Thursday, February 19, 2009
Here’s what I hate about celebrity sightings: I so desperately want to not care, but I can’t help it. Outwardly I say things like, “They’re just people like you and me. Who cares?” Inwardly I think, “I wonder if they can sense that I’ll soon be famous too, just like them? Maybe they just need to get a closer look at me.”
Since we’ve been here we’ve seen a bunch of celebs. Usually it’s some B or C-lister from shows that Crissy curses herself for watching and that make my testes retract, like Gossip Girl, or The City, or…whatever Nicole Ritchie’s famous for. Is there a show called Smokin’ Butts and Makin’ Babies? Maybe I should pitch that to Fox.

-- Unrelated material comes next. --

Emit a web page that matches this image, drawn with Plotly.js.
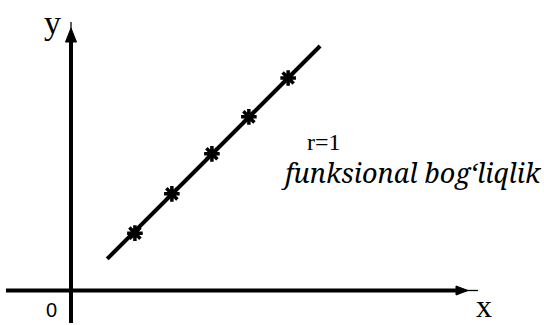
<!DOCTYPE html>
<html>
<head>
<meta charset="utf-8">
<script src="https://cdn.plot.ly/plotly-3.0.1.min.js"></script>
<style>html,body{margin:0;padding:0;background:#fff}#chart{width:544px;height:325px}</style>
</head>
<body>
<div id="chart"></div>
<script>
// Data (axis units)
const pointsX = [1.66, 2.62, 3.66, 4.62, 5.64];
const pointsY = [1.49, 2.51, 3.55, 4.51, 5.52];
const lineX = [0.94, 6.47];
const lineY = [0.82, 6.35];
const axisLabelX = "x";
const axisLabelY = "y";
const originLabel = "0";
const corrLabel = "r=1";
const relationLabel = "funksional bog\u2018liqlik";

const W = 544, H = 325;
const OX = 71, OY = 290.5, UNIT = 38.5;
const px = v => v / W;          // pixel -> paper x
const py = v => 1 - v / H;      // pixel -> paper y

const traces = [
  {x: lineX, y: lineY, mode: 'lines', line: {color: '#000', width: 4}, hoverinfo: 'skip'},
  {x: pointsX, y: pointsY, mode: 'markers',
   marker: {symbol: 'asterisk-open', size: 13, color: '#000', line: {color: '#000', width: 3.5}},
   hoverinfo: 'skip'}
];

const shapes = [
  // x axis
  {type: 'line', xref: 'paper', yref: 'paper', x0: px(6), x1: px(460), y0: py(OY), y1: py(OY), line: {color: '#000', width: 4}},
  {type: 'path', xref: 'paper', yref: 'paper', path: `M ${px(456)} ${py(OY - 4.5)} L ${px(468)} ${py(OY)} L ${px(456)} ${py(OY + 4.5)} Z`, fillcolor: '#000', line: {color: '#000', width: 1}},
  {type: 'line', xref: 'paper', yref: 'paper', x0: px(462), x1: px(478), y0: py(OY), y1: py(OY), line: {color: '#000', width: 1.3}},
  // y axis
  {type: 'line', xref: 'paper', yref: 'paper', x0: px(OX), x1: px(OX), y0: py(323), y1: py(38), line: {color: '#000', width: 4}},
  {type: 'path', xref: 'paper', yref: 'paper', path: `M ${px(OX - 5.5)} ${py(42)} L ${px(OX)} ${py(28)} L ${px(OX + 5.5)} ${py(42)} Z`, fillcolor: '#000', line: {color: '#000', width: 1}},
  {type: 'line', xref: 'paper', yref: 'paper', x0: px(OX), x1: px(OX), y0: py(34), y1: py(22), line: {color: '#000', width: 1.3}}
];

const serif = '"Liberation Serif", "Times New Roman", serif';
const ann = (text, x, y, size, family) => ({
  text: text, xref: 'paper', yref: 'paper', x: px(x), y: py(y),
  xanchor: 'center', yanchor: 'middle', showarrow: false,
  font: {family: family, size: size, color: '#000'}
});
const annotations = [
  ann(axisLabelY, 52, 22, 34, serif),
  ann(axisLabelX, 484, 306, 32, serif),
  ann(originLabel, 51, 310, 20, '"Liberation Sans", Arial, sans-serif'),
  ann(corrLabel, 324, 142, 24, serif),
  ann('<i>' + relationLabel + '</i>', 411, 173, 27, '"Noto Serif", serif')
];

const layout = {
  width: W, height: H,
  margin: {l: 0, r: 0, t: 0, b: 0},
  paper_bgcolor: '#fff', plot_bgcolor: '#fff',
  showlegend: false,
  xaxis: {range: [-OX / UNIT, (W - OX) / UNIT], visible: false, fixedrange: true},
  yaxis: {range: [-(H - OY) / UNIT, OY / UNIT], visible: false, fixedrange: true},
  shapes: shapes,
  annotations: annotations
};

Plotly.newPlot('chart', traces, layout, {staticPlot: true, displayModeBar: false});
</script>
</body>
</html>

Every once in a while, we get pretty good ones. I saw my teen crush Jennifer Connelly at our local Whole Foods in Tribeca (Wow…As I typed that, spell-check corrected the spelling of her last name…that’s how you know you’ve really made it), looking scarily gaunt and starved with her scowling 10-year old daughter in tow, effectively striking her from my celebrity fantasy make-out league. “Connelly, hit the bench! Marissa Miller, get in there! Bjork!! Sing something nice!”
But sometimes we get REALLY good ones. Like the time Crissy and I were out for a jog up the west side highway on an unseasonably warm day a couple weeks ago. As we were trotting along, I happened to look up and notice a super-pale, chubby dude with a red goatee, gasping his way down the path in ratty old New Balance Classics, white socks halfway up his thick ankles, and cargo shorts down past his knees.
And just as I started to think, “Aw, poor nerd…that sucks,” I noticed his jogging partner:
The one and only “Mel,” from Flight of the Concords, A.K.A Kristen Schaal.
Not only is Mel an authentic nerd in real life (in stark contrast to Connelly’s inauthentic hotness), she’s even got a real-life, authentic nerd boyfriend.
“Miller, out! Schaal, in!
Nobody told you to stop singing, Bjork!”